Chemical manufacturing, metal smelting, waste incineration, and food processing all use wet scrubbers as well. Any process that generates acidic fumes, dust, or volatile organic compounds is a candidate.

Maritime Shipping

Wet scrubbers have become common on ocean-going vessels since 2020, when the International Maritime Organization slashed the allowable sulfur content in ship fuel from 3.5% to 0.50% by mass. In designated emission control areas near coastlines, the limit is even stricter at 0.10%. Ships fitted with exhaust gas scrubbers can continue burning cheaper high-sulfur heavy fuel oil because the scrubber reduces sulfur oxide emissions to levels equivalent to using compliant low-sulfur fuel. This trade-off between fuel savings and scrubber installation costs has driven widespread adoption across the global shipping fleet.

Operational Costs and Resource Use

Wet scrubbers consume two main resources: water and energy. A study on wet electrostatic scrubbing for biomass combustion measured energy consumption at roughly 0.3 watt-hours per cubic meter of gas treated, with water usage around 1.2 kilograms per hour for a system processing 1 cubic meter of gas per hour. That system achieved removal efficiencies up to 96.6% for fine and ultrafine particles.

Those numbers scale up significantly for large industrial installations. A coal plant scrubber processes millions of cubic meters of flue gas daily, requiring substantial pumping energy and continuous water supply. The scrubbing liquid also needs ongoing chemical replenishment (fresh limestone slurry, for example) and pH monitoring to keep the absorption chemistry working efficiently.

Maintenance Challenges

Wet scrubbers handle corrosive gases and abrasive particles in a wet environment, which creates a few persistent headaches. Corrosion is the most common concern. Acidic scrubbing liquids eat away at metal surfaces, so scrubber internals are often lined with corrosion-resistant materials like rubber, fiberglass, or specialty alloys. Even with protective linings, regular inspection is necessary.

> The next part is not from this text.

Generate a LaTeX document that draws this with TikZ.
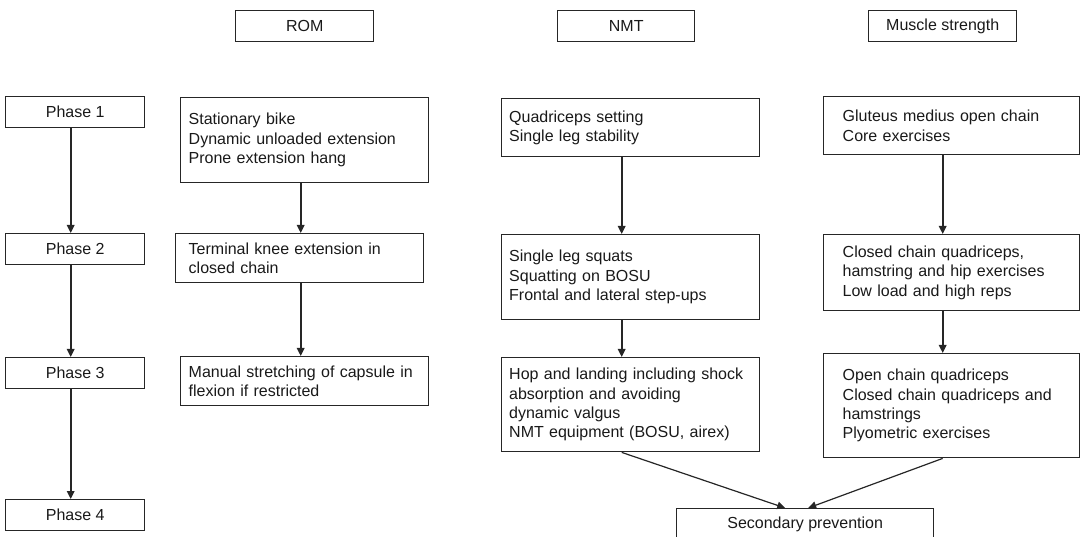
\documentclass[tikz,border=0pt]{standalone}
\usepackage{fontspec}
\setmainfont{Liberation Sans}
\usetikzlibrary{arrows.meta,positioning}

\begin{document}
\begin{tikzpicture}[
  x=1pt, y=-1pt,
  every node/.style={font=\fontsize{16}{19.4}\selectfont, text=black!90},
  hdr/.style={draw=black!85, line width=1.4pt, minimum height=31pt, inner sep=0pt, anchor=north west},
  phase/.style={hdr, minimum width=139pt},
  item/.style={draw=black!85, line width=1.4pt, align=left, inner ysep=0pt, anchor=north west},
  arr/.style={-{Triangle[length=8pt,width=7.5pt]}, line width=1.7pt, color=black!85},
  link/.style={-{Triangle[length=8pt,width=7.5pt]}, line width=1.2pt, color=black!85},
]
\useasboundingbox (0,0) rectangle (1080,537);

% --- column headers ---
\node[hdr, minimum width=138pt] (rom) at (235,10) {ROM};
\node[hdr, minimum width=137pt] (nmt) at (557,10) {NMT};
\node[hdr, minimum width=148pt] (ms)  at (868,10) {Muscle strength};

% --- phases ---
\node[phase] (p1) at (5,96)  {Phase 1};
\node[phase] (p2) at (5,233) {Phase 2};
\node[phase] (p3) at (5,357) {Phase 3};
\node[phase] (p4) at (5,499) {Phase 4};

% --- ROM column ---
\node[item, text width=232pt, inner xsep=8pt, minimum height=85pt] (r1) at (180,97)
  {Stationary bike\\Dynamic unloaded extension\\Prone extension hang};
\node[item, text width=222pt, inner xsep=13pt, minimum height=49pt] (r2) at (175,233)
  {Terminal knee extension in\\closed chain};
\node[item, text width=232pt, inner xsep=8pt, minimum height=49pt] (r3) at (180,356)
  {Manual stretching of capsule in\\flexion if restricted};

% --- NMT column ---
\node[item, text width=243pt, inner xsep=7.5pt, minimum height=58pt] (n1) at (501,98)
  {Quadriceps setting\\Single leg stability};
\node[item, text width=243pt, inner xsep=7.5pt, minimum height=85pt] (n2) at (501,234)
  {Single leg squats\\Squatting on BOSU\\Frontal and lateral step-ups};
\node[item, text width=243pt, inner xsep=7.5pt, minimum height=94pt] (n3) at (501,357)
  {Hop and landing including shock\\absorption and avoiding\\dynamic valgus\\NMT equipment (BOSU, airex)};

% --- Muscle strength column ---
\node[item, text width=218pt, inner xsep=19pt, minimum height=58pt] (m1) at (823,96)
  {Gluteus medius open chain\\Core exercises};
\node[item, text width=218pt, inner xsep=19pt, minimum height=76pt] (m2) at (823,234)
  {Closed chain quadriceps,\\hamstring and hip exercises\\Low load and high reps};
\node[item, text width=218pt, inner xsep=19pt, minimum height=104pt] (m3) at (823,353)
  {Open chain quadriceps\\Closed chain quadriceps and\\hamstrings\\Plyometric exercises};

% --- end point ---
\node[hdr, minimum width=257pt] (sp) at (676,508) {Secondary prevention};

% --- arrows ---
\draw[arr] ([xshift=-4.5pt]p1.south) -- ([xshift=-4.5pt]p2.north);
\draw[arr] ([xshift=-4.5pt]p2.south) -- ([xshift=-4.5pt]p3.north);
\draw[arr] ([xshift=-4.5pt]p3.south) -- ([xshift=-4.5pt]p4.north);

\draw[arr] ([xshift=-4pt]r1.south) -- ([xshift=-4pt]r1.south |- r2.north);
\draw[arr] ([xshift=1pt]r2.south) -- ([xshift=1pt]r2.south |- r3.north);

\draw[arr] ([xshift=-9pt]n1.south) -- ([xshift=-9pt]n2.north);
\draw[arr] ([xshift=-9pt]n2.south) -- ([xshift=-9pt]n3.north);

\draw[arr] ([xshift=-9pt]m1.south) -- ([xshift=-9pt]m2.north);
\draw[arr] ([xshift=-9pt]m2.south) -- ([xshift=-9pt]m3.north);

\draw[link] ([xshift=-9pt]n3.south) -- ([xshift=-20pt]sp.north);
\draw[link] ([xshift=-9pt]m3.south) -- ([xshift=3pt]sp.north);

\end{tikzpicture}
\end{document}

Scaling is another frequent issue. When dissolved minerals in the scrubbing liquid reach saturation, they precipitate out as hard deposits on packing materials, nozzles, and pipe walls. Scale buildup restricts flow, reduces contact area, and eventually degrades performance. Operators manage this through careful pH control and periodic cleaning cycles.

The scrubbing liquid itself becomes a waste stream that must be treated before disposal. Captured pollutants concentrate in the liquid over time, creating contaminated wastewater that may contain heavy metals, sulfates, or other regulated substances. Proper waste handling adds to operating costs, but it’s unavoidable: the pollutants don’t disappear, they just move from the air into the water, where they can be managed more safely.

Wet Scrubbers vs. Dry Scrubbers

Dry scrubbers use powdered or slurried sorbents (like lime) sprayed into the gas stream, which react with pollutants and form dry particles collected in a downstream filter. They avoid the wastewater problem entirely, which simplifies disposal. However, they generally achieve lower removal efficiencies for sulfur dioxide than wet systems and use more sorbent material per ton of pollutant removed.

Wet scrubbers tend to win when high removal efficiency is the priority or when the exhaust contains both gases and particles that need simultaneous control. Dry systems are often preferred when water supply is limited, when the waste product has resale value (some dry scrubber byproducts can be sold), or when the facility wants to avoid wastewater treatment entirely. Many large power plants use a wet scrubber as the primary system precisely because the tighter emission standards demand the highest achievable capture rates.